- **Stated problem**: All of the material should be reproduced exactly, with pictures left out.

- **Information provided**:
---

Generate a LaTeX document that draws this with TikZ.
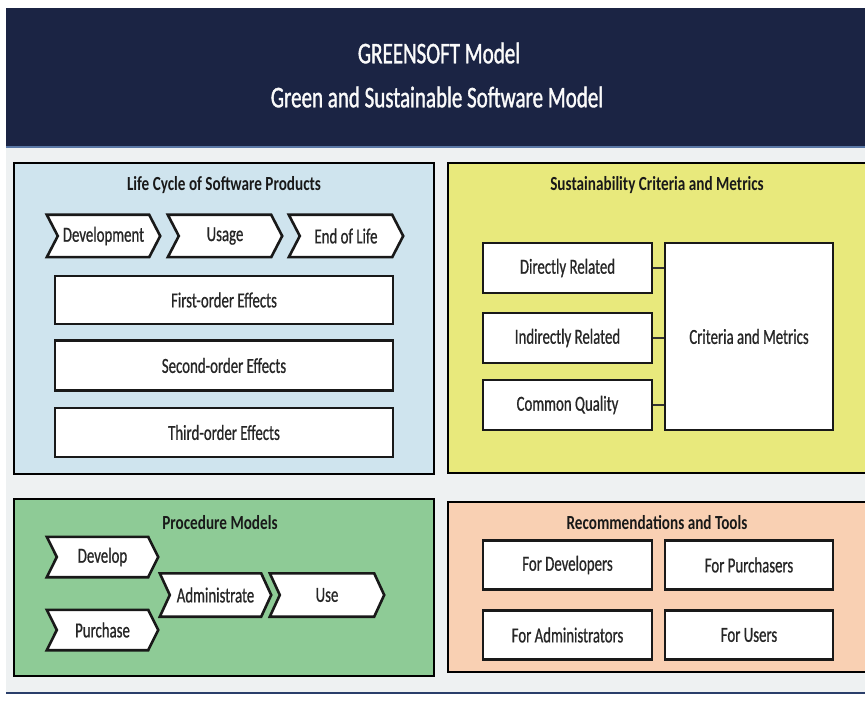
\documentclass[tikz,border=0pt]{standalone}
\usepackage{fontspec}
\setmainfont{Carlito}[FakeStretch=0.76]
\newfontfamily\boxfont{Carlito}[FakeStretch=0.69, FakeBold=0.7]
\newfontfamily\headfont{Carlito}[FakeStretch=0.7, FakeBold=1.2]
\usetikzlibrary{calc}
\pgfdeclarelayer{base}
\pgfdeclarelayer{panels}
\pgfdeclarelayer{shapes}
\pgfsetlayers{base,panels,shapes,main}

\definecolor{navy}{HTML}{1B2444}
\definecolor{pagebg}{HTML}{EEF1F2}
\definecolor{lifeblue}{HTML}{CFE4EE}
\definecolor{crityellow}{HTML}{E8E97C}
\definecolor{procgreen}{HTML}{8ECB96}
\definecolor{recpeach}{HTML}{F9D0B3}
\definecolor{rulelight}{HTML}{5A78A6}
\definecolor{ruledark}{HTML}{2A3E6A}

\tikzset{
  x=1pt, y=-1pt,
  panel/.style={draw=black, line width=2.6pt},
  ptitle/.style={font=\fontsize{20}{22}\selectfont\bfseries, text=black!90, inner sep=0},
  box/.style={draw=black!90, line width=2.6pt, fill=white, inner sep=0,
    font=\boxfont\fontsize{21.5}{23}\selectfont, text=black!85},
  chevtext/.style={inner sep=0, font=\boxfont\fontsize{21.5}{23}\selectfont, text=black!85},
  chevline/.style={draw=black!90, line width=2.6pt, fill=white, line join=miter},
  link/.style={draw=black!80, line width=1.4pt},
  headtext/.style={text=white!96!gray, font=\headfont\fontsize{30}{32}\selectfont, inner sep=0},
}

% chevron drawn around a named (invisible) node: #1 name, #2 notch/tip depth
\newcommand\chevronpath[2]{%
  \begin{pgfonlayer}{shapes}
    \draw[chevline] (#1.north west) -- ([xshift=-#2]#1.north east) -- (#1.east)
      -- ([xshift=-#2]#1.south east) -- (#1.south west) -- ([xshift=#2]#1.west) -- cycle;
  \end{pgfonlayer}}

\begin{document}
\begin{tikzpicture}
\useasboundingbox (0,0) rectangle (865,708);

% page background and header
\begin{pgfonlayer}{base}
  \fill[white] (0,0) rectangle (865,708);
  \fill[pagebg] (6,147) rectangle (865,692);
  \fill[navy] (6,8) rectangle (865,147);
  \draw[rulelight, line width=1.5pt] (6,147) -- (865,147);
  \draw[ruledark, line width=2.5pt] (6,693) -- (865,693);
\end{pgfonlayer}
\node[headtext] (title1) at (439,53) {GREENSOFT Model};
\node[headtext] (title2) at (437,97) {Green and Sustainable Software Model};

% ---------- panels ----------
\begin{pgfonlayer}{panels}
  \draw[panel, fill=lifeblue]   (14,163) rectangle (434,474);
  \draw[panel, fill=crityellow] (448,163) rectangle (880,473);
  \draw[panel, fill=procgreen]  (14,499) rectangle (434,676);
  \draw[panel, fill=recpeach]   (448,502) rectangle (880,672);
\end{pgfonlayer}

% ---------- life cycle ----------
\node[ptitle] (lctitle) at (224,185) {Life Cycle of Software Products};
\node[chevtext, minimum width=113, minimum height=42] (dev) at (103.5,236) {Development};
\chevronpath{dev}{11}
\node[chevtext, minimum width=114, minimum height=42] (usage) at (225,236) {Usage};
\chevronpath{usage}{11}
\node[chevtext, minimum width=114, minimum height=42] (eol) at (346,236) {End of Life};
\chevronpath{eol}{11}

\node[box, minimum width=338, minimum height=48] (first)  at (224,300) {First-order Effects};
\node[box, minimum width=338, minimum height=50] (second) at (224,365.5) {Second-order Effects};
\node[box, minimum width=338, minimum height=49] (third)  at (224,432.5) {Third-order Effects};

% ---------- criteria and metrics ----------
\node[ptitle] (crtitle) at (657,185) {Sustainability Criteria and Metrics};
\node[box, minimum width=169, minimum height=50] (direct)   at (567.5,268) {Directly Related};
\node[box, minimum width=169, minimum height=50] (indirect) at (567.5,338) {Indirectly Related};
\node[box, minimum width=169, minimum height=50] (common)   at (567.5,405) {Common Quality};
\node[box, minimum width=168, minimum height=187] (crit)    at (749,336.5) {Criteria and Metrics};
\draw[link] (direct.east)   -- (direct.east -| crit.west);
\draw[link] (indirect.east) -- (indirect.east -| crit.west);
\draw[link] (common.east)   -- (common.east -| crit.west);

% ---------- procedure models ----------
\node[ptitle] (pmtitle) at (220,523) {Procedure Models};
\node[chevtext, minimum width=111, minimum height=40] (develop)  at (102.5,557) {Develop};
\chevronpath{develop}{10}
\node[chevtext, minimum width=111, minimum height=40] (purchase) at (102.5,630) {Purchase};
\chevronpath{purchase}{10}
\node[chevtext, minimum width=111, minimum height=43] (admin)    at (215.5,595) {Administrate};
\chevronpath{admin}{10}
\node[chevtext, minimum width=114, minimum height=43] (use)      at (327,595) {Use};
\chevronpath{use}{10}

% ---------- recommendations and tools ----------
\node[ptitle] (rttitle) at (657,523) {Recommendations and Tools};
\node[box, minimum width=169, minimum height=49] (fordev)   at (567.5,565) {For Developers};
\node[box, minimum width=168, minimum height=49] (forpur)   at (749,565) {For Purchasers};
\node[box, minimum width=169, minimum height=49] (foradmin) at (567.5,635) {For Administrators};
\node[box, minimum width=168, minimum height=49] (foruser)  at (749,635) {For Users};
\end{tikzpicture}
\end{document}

---

- **Answer to the task**:
Generate a LaTeX document that draws this with TikZ.
\documentclass[tikz,border=0pt]{standalone}
\usepackage{fontspec}
\setmainfont{Carlito}[FakeStretch=0.76]
\newfontfamily\boxfont{Carlito}[FakeStretch=0.69, FakeBold=0.7]
\newfontfamily\headfont{Carlito}[FakeStretch=0.7, FakeBold=1.2]
\usetikzlibrary{calc}
\pgfdeclarelayer{base}
\pgfdeclarelayer{panels}
\pgfdeclarelayer{shapes}
\pgfsetlayers{base,panels,shapes,main}

\definecolor{navy}{HTML}{1B2444}
\definecolor{pagebg}{HTML}{EEF1F2}
\definecolor{lifeblue}{HTML}{CFE4EE}
\definecolor{crityellow}{HTML}{E8E97C}
\definecolor{procgreen}{HTML}{8ECB96}
\definecolor{recpeach}{HTML}{F9D0B3}
\definecolor{rulelight}{HTML}{5A78A6}
\definecolor{ruledark}{HTML}{2A3E6A}

\tikzset{
  x=1pt, y=-1pt,
  panel/.style={draw=black, line width=2.6pt},
  ptitle/.style={font=\fontsize{20}{22}\selectfont\bfseries, text=black!90, inner sep=0},
  box/.style={draw=black!90, line width=2.6pt, fill=white, inner sep=0,
    font=\boxfont\fontsize{21.5}{23}\selectfont, text=black!85},
  chevtext/.style={inner sep=0, font=\boxfont\fontsize{21.5}{23}\selectfont, text=black!85},
  chevline/.style={draw=black!90, line width=2.6pt, fill=white, line join=miter},
  link/.style={draw=black!80, line width=1.4pt},
  headtext/.style={text=white!96!gray, font=\headfont\fontsize{30}{32}\selectfont, inner sep=0},
}

% chevron drawn around a named (invisible) node: #1 name, #2 notch/tip depth
\newcommand\chevronpath[2]{%
  \begin{pgfonlayer}{shapes}
    \draw[chevline] (#1.north west) -- ([xshift=-#2]#1.north east) -- (#1.east)
      -- ([xshift=-#2]#1.south east) -- (#1.south west) -- ([xshift=#2]#1.west) -- cycle;
  \end{pgfonlayer}}

\begin{document}
\begin{tikzpicture}
\useasboundingbox (0,0) rectangle (865,708);

% page background and header
\begin{pgfonlayer}{base}
  \fill[white] (0,0) rectangle (865,708);
  \fill[pagebg] (6,147) rectangle (865,692);
  \fill[navy] (6,8) rectangle (865,147);
  \draw[rulelight, line width=1.5pt] (6,147) -- (865,147);
  \draw[ruledark, line width=2.5pt] (6,693) -- (865,693);
\end{pgfonlayer}
\node[headtext] (title1) at (439,53) {GREENSOFT Model};
\node[headtext] (title2) at (437,97) {Green and Sustainable Software Model};

% ---------- panels ----------
\begin{pgfonlayer}{panels}
  \draw[panel, fill=lifeblue]   (14,163) rectangle (434,474);
  \draw[panel, fill=crityellow] (448,163) rectangle (880,473);
  \draw[panel, fill=procgreen]  (14,499) rectangle (434,676);
  \draw[panel, fill=recpeach]   (448,502) rectangle (880,672);
\end{pgfonlayer}

% ---------- life cycle ----------
\node[ptitle] (lctitle) at (224,185) {Life Cycle of Software Products};
\node[chevtext, minimum width=113, minimum height=42] (dev) at (103.5,236) {Development};
\chevronpath{dev}{11}
\node[chevtext, minimum width=114, minimum height=42] (usage) at (225,236) {Usage};
\chevronpath{usage}{11}
\node[chevtext, minimum width=114, minimum height=42] (eol) at (346,236) {End of Life};
\chevronpath{eol}{11}

\node[box, minimum width=338, minimum height=48] (first)  at (224,300) {First-order Effects};
\node[box, minimum width=338, minimum height=50] (second) at (224,365.5) {Second-order Effects};
\node[box, minimum width=338, minimum height=49] (third)  at (224,432.5) {Third-order Effects};

% ---------- criteria and metrics ----------
\node[ptitle] (crtitle) at (657,185) {Sustainability Criteria and Metrics};
\node[box, minimum width=169, minimum height=50] (direct)   at (567.5,268) {Directly Related};
\node[box, minimum width=169, minimum height=50] (indirect) at (567.5,338) {Indirectly Related};
\node[box, minimum width=169, minimum height=50] (common)   at (567.5,405) {Common Quality};
\node[box, minimum width=168, minimum height=187] (crit)    at (749,336.5) {Criteria and Metrics};
\draw[link] (direct.east)   -- (direct.east -| crit.west);
\draw[link] (indirect.east) -- (indirect.east -| crit.west);
\draw[link] (common.east)   -- (common.east -| crit.west);

% ---------- procedure models ----------
\node[ptitle] (pmtitle) at (220,523) {Procedure Models};
\node[chevtext, minimum width=111, minimum height=40] (develop)  at (102.5,557) {Develop};
\chevronpath{develop}{10}
\node[chevtext, minimum width=111, minimum height=40] (purchase) at (102.5,630) {Purchase};
\chevronpath{purchase}{10}
\node[chevtext, minimum width=111, minimum height=43] (admin)    at (215.5,595) {Administrate};
\chevronpath{admin}{10}
\node[chevtext, minimum width=114, minimum height=43] (use)      at (327,595) {Use};
\chevronpath{use}{10}

% ---------- recommendations and tools ----------
\node[ptitle] (rttitle) at (657,523) {Recommendations and Tools};
\node[box, minimum width=169, minimum height=49] (fordev)   at (567.5,565) {For Developers};
\node[box, minimum width=168, minimum height=49] (forpur)   at (749,565) {For Purchasers};
\node[box, minimum width=169, minimum height=49] (foradmin) at (567.5,635) {For Administrators};
\node[box, minimum width=168, minimum height=49] (foruser)  at (749,635) {For Users};
\end{tikzpicture}
\end{document}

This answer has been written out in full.